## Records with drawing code
★ ★ ★ ★ ★ ★ ★

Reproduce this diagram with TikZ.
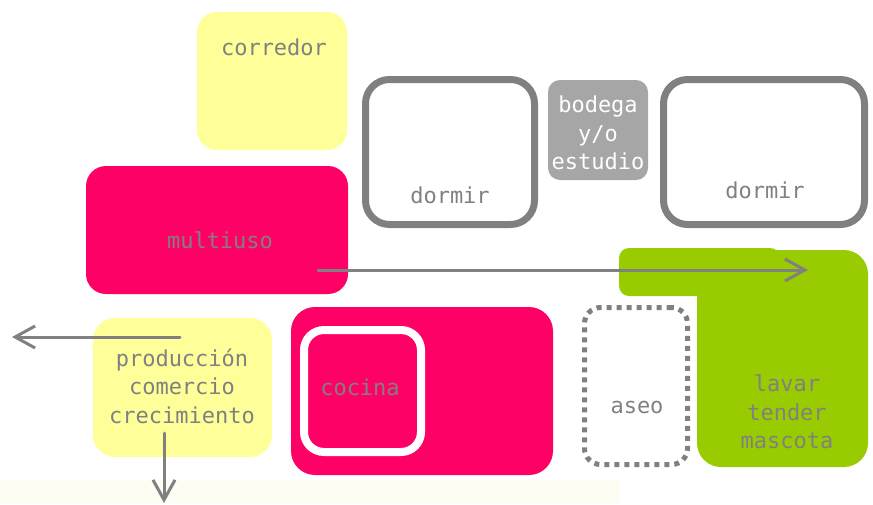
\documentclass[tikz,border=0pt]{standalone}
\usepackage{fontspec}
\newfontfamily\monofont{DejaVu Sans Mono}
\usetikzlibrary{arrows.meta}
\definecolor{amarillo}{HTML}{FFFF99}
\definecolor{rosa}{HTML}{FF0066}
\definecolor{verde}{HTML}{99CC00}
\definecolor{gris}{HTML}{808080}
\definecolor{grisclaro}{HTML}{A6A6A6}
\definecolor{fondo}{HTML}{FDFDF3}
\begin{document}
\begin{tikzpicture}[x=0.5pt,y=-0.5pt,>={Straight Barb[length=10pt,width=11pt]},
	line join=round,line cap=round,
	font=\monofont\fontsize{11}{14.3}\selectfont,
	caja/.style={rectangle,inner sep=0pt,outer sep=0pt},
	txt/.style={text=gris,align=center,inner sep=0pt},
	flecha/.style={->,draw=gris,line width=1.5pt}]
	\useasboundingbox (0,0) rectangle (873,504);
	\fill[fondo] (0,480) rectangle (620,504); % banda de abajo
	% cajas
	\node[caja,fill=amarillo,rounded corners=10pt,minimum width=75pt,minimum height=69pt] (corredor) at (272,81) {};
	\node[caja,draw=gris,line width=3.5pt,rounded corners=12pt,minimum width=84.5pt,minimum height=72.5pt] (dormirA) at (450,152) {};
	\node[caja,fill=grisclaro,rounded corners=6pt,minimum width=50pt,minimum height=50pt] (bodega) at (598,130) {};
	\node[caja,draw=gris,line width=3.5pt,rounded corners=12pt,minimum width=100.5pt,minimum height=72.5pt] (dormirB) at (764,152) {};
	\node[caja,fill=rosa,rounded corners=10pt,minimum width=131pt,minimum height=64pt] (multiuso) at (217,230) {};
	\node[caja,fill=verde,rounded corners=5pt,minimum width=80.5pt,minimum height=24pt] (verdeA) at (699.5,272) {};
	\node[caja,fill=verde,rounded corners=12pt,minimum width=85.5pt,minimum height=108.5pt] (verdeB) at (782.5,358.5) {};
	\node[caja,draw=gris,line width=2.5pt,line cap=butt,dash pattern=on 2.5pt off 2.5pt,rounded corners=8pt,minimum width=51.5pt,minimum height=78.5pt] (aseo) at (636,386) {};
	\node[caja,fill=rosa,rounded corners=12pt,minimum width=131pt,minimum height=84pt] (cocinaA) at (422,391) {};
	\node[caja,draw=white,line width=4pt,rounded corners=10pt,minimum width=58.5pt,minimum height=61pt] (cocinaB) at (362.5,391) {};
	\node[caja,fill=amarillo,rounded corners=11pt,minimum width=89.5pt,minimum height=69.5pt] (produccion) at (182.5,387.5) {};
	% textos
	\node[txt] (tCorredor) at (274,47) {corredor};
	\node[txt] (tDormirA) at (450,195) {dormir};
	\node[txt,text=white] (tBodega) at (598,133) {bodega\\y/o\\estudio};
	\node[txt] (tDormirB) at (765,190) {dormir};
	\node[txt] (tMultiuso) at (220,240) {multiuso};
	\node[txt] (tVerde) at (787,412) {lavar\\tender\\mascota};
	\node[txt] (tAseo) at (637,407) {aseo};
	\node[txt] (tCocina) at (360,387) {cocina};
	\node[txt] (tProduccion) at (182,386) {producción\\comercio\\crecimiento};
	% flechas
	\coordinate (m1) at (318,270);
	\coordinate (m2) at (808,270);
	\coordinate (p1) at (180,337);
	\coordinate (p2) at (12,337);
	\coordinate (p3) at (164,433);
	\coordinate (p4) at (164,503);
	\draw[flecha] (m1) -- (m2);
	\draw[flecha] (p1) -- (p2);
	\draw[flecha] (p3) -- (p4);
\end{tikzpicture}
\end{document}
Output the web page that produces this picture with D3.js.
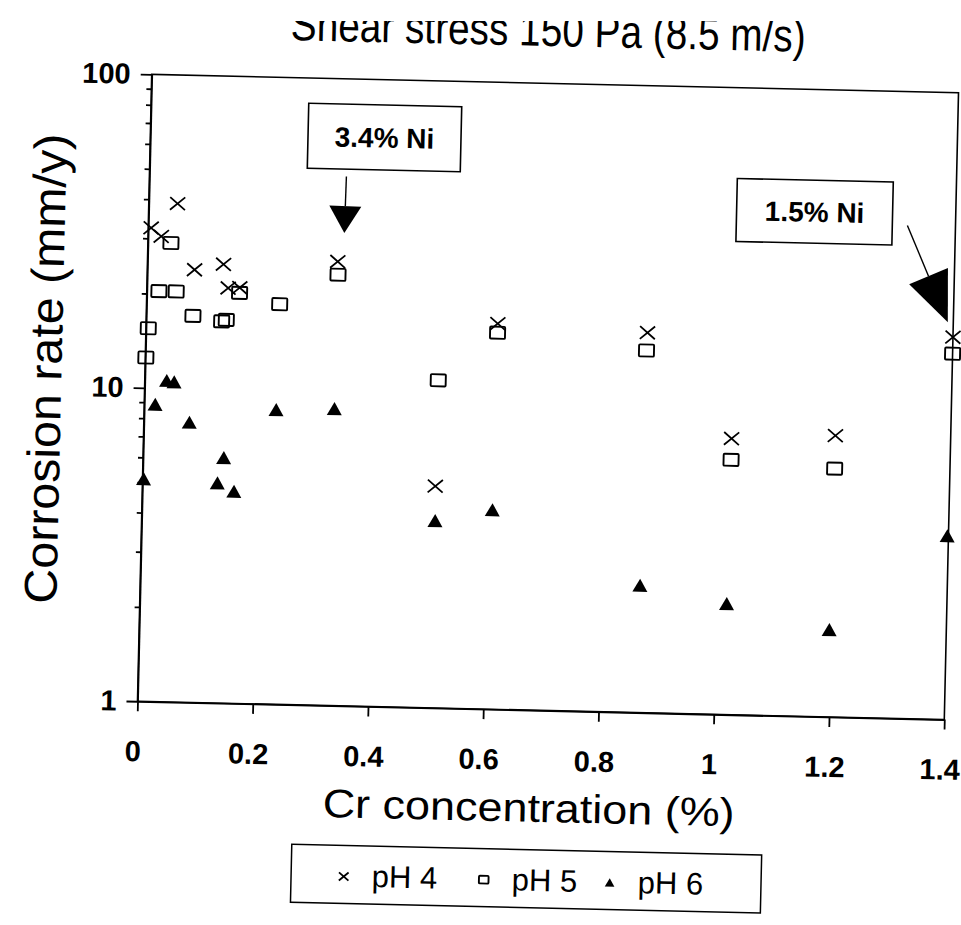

★ ★ ★ ★ ★ ★ ★

## PROBLEM
Copy out each line in the listing that has the word "this".

## THE OUTPUT
Reproduce this diagram with TikZ.
Output the web page that produces this picture with D3.js.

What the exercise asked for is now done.